- Chile 1962 quarter-finals witnessed Garrincha at his best
- Tournament’s outstanding player scored twice, one a long-range curler
- Brazil's meeting with England also known for appearance of a four-legged friend
The tournament’s outstanding player scored twice, one a brilliant long-range curler, in a dazzling virtuoso performance. Even his victims were wowed, with one English newspaper lauding Brazil’s entertainer supreme as “Stanley Matthews, Tom Finney and a snake charmer all rolled into one”.
The Three Lions had been well aware of Garrincha and the threat he posed, with manager Walter Winterbottom having spoken at length to his players about the importance of stopping him. That would prove easier said than done. As Johnny Haynes, an England star of that era, would later ruefully reflect: "How do you set about stopping the unstoppable?"
Yet for all Garrincha’s wizardry, this last-eight tie is often remembered for another, far less likely star. The cheeky pitch invader, captured in the image above, proved just as elusive as Brazil’s star winger, slipping on to the pitch before skipping away from England goalkeeper Ron Springett and Garrincha himself. It was then that Jimmy Greaves took matters into his own hands, pulling off a capture that he would immediately live to regret.
“The referee had stopped the game and no-one could get hold of this dog,” recalled the Three Lions legend. “I got down on my hands and knees, being a dog a lover anyway, and called it over. It got a massive cheer and I picked the dog up and cuddled him. But as I cuddled him, he peed all down my shirt!
“You never had changed strips in those days, you just had the one shirt, so I had to play on with it. I smelt so bad, it was awful. But at least it meant the Brazilian defenders stayed clear of me!”

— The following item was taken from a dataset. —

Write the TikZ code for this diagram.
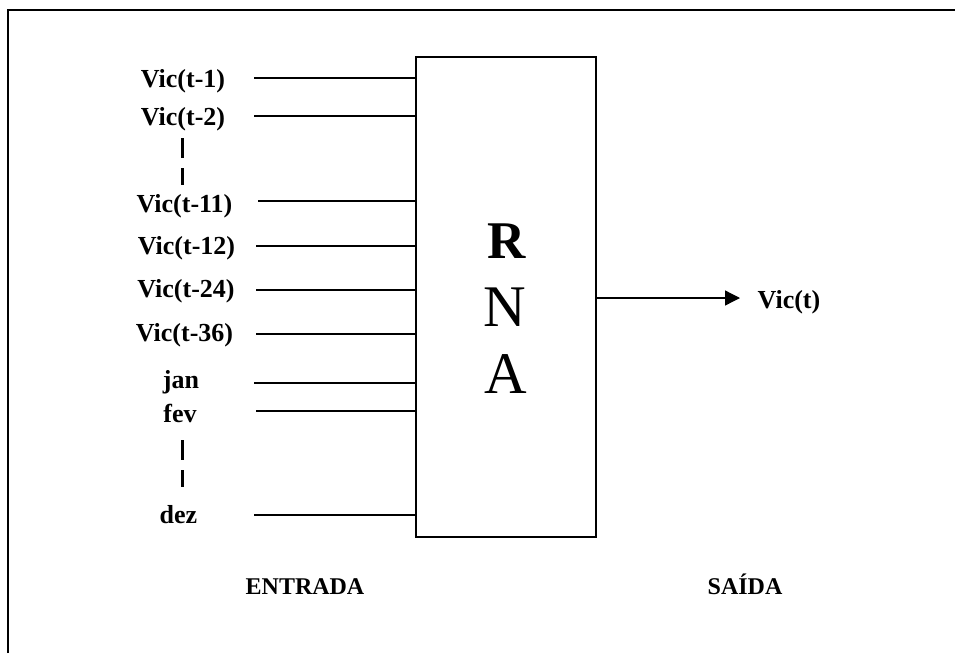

It was an episode that secured this Chilean stray a place in World Cup folklore. And his story was not yet over. Having captured the national imagination, the dog was brought to Brazil by magazine O Cruzeiro and raffled among the victorious A Seleção squad. Fittingly, Garrincha won the draw. The dog was named Bi, short for bicampeonato - a nod to Brazil’s second successive world title – and returned home with the tournament’s star player to his beloved village of Pau Grande.
Did you know?
One of Garrincha’s original match-worn shirts features in the 1962 World Cup showcase at the FIFA World Football Museum in Zurich.